A few weeks later, the scientists and conservators gathered in the nearby Carnegie Museum of Art's conservation lab for one final test. Banks and Miller aimed their atomic oxygen gun at a smudge of lipstick applied to part of the canvas stretched and wrapped around the frame. The process took five hours but was a complete success. So the next day, Banks and Miller returned and huddled around the actual kiss with their equipment as Baxter and Real paced at a distance. "They worked slowly and carefully, almost canvas weave by canvas weave," says Real. "Still, it was very hard for us to stand by."
Finally, Banks and Miller stepped back to show that a corner of the kiss was gone. Like the grin of a ghostly Cheshire cat, the kiss became smaller and smaller as the hours passed, and by the end of the day, it had vanished. "We're ecstatic," says Real. "This is a painting we thought would never again be shown to the public. It's a real triumph."
Success has emboldened Banks and Miller to venture further afield. They're now conducting tests to see whether atomic oxygen can erase soot ingrained in ancient Egyptian tomb paintings by the candle flames of long-gone squatters. They're also experimenting on a chip of paint from one of the most famous works of art damaged by fire— a Monet "Water Lilies" charred in a New York gallery in 1958.

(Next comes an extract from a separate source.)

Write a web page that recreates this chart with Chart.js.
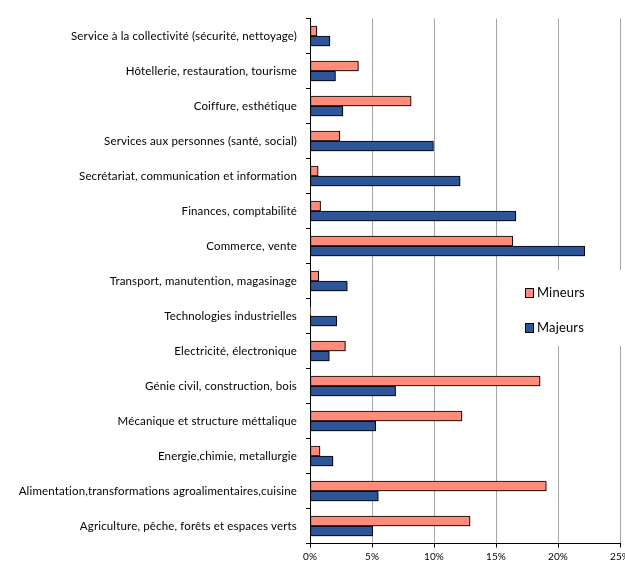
<!DOCTYPE html>
<html>
<head>
<meta charset="utf-8">
<script src="https://cdn.jsdelivr.net/npm/chart.js@4/dist/chart.umd.min.js"></script>
<style>
html,body{margin:0;padding:0;background:#fff;}
#wrap{width:625px;height:561px;position:relative;}
</style>
</head>
<body>
<div id="wrap"><canvas id="c" width="625" height="561"></canvas></div>
<script>
const categories = [
  "Service à la collectivité (sécurité, nettoyage)",
  "Hôtellerie, restauration, tourisme",
  "Coiffure, esthétique",
  "Services aux personnes (santé, social)",
  "Secrétariat, communication et information",
  "Finances, comptabilité",
  "Commerce, vente",
  "Transport, manutention, magasinage",
  "Technologies industrielles",
  "Electricité, électronique",
  "Génie civil, construction, bois",
  "Mécanique et structure méttalique",
  "Energie,chimie, metallurgie",
  "Alimentation,transformations agroalimentaires,cuisine",
  "Agriculture, pêche, forêts et espaces verts"
];
const mineurs = [0.55, 3.9, 8.15, 2.4, 0.65, 0.85, 16.35, 0.7, 0.05, 2.85, 18.55, 12.25, 0.8, 19.05, 12.9];
const majeurs = [1.6, 2.05, 2.65, 9.95, 12.1, 16.6, 22.15, 3.0, 2.15, 1.55, 6.9, 5.3, 1.85, 5.5, 5.05];
const xTicks = [0, 5, 10, 15, 20, 25];

const FONT = "Lato, 'Open Sans', sans-serif";

const spacingPlugin = {
  id: 'spacing',
  beforeDraw(chart) {
    try { chart.ctx.letterSpacing = '0.15px'; } catch (e) {}
  }
};

const shadowPlugin = {
  id: 'barShadow',
  beforeDatasetsDraw(chart) {
    const ctx = chart.ctx;
    ctx.save();
    ctx.shadowColor = 'rgba(0,0,0,0.35)';
    ctx.shadowOffsetX = 1;
    ctx.shadowOffsetY = 1;
    ctx.shadowBlur = 1;
  },
  afterDatasetsDraw(chart) {
    chart.ctx.restore();
  }
};

const legendPlugin = {
  id: 'customLegend',
  afterDraw(chart) {
    const ctx = chart.ctx;
    ctx.save();
    ctx.fillStyle = '#fff';
    ctx.fillRect(515, 270, 110, 76);
    const items = chart.data.datasets;
    const ys = [293, 328];
    items.forEach((ds, i) => {
      const y = ys[i];
      ctx.fillStyle = ds.backgroundColor;
      ctx.fillRect(525.5, y - 4.5, 8, 9);
      ctx.strokeStyle = '#000';
      ctx.lineWidth = 1;
      ctx.strokeRect(525.5, y - 4.5, 8, 9);
      ctx.fillStyle = '#000';
      ctx.font = "13px " + FONT;
      ctx.textBaseline = 'middle';
      ctx.textAlign = 'left';
      ctx.fillText(ds.label, 537, y);
    });
    ctx.restore();
  }
};

new Chart(document.getElementById('c'), {
  type: 'bar',
  data: {
    labels: categories,
    datasets: [
      { label: 'Mineurs', data: mineurs, backgroundColor: '#FF8B7B', borderColor: '#000', borderWidth: 1, borderSkipped: false },
      { label: 'Majeurs', data: majeurs, backgroundColor: '#2E5597', borderColor: '#000', borderWidth: 1, borderSkipped: false }
    ]
  },
  options: {
    indexAxis: 'y',
    responsive: false,
    animation: false,
    devicePixelRatio: 1,
    layout: { padding: { top: 18.5, left: 0, right: 5, bottom: 0 } },
    datasets: { bar: { barThickness: 10 } },
    plugins: { legend: { display: false }, tooltip: { enabled: false } },
    scales: {
      x: {
        min: 0, max: 25,
        afterBuildTicks(scale) { scale.ticks = xTicks.map(v => ({ value: v })); },
        ticks: {
          callback: v => v + '%',
          font: { family: FONT, size: 10 },
          color: '#000',
          padding: 3,
          maxRotation: 0
        },
        grid: { color: '#A6A6A6', tickColor: '#000', tickLength: 4, lineWidth: 1 },
        border: { color: '#000', width: 1 },
        afterFit(scale) { scale.height = 17.5; scale.paddingRight = 0; scale.paddingLeft = 0; }
      },
      y: {
        ticks: {
          font: { family: FONT, size: 11.5 },
          color: '#000',
          padding: 9,
          autoSkip: false
        },
        grid: { offset: true, drawOnChartArea: false, color: '#000', tickLength: 4 },
        border: { color: '#000', width: 1 },
        afterFit(scale) { scale.width = 310; scale.paddingTop = 0; scale.paddingBottom = 0; }
      }
    }
  },
  plugins: [spacingPlugin, shadowPlugin, legendPlugin]
});
</script>
</body>
</html>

Even if atomic oxygen continues to produce impressive results, conservators will most likely yield their precious masterpieces to the NASA scientists only when they have no other choice. For their part, however, Baxter and Real have all the evidence they need: "Bathtub" is once again hanging on the wall of the Warhol Museum. Unfortunately, they already have another opportunity to test the atomic oxygen. At a traveling Warhol exhibit in Vienna, someone embellished two paintings of Liza Minnelli with a felt-tip marker. "We're glad there's this new technology to help us out," Baxter says wearily. "But we sure wish people would stop messing up our art."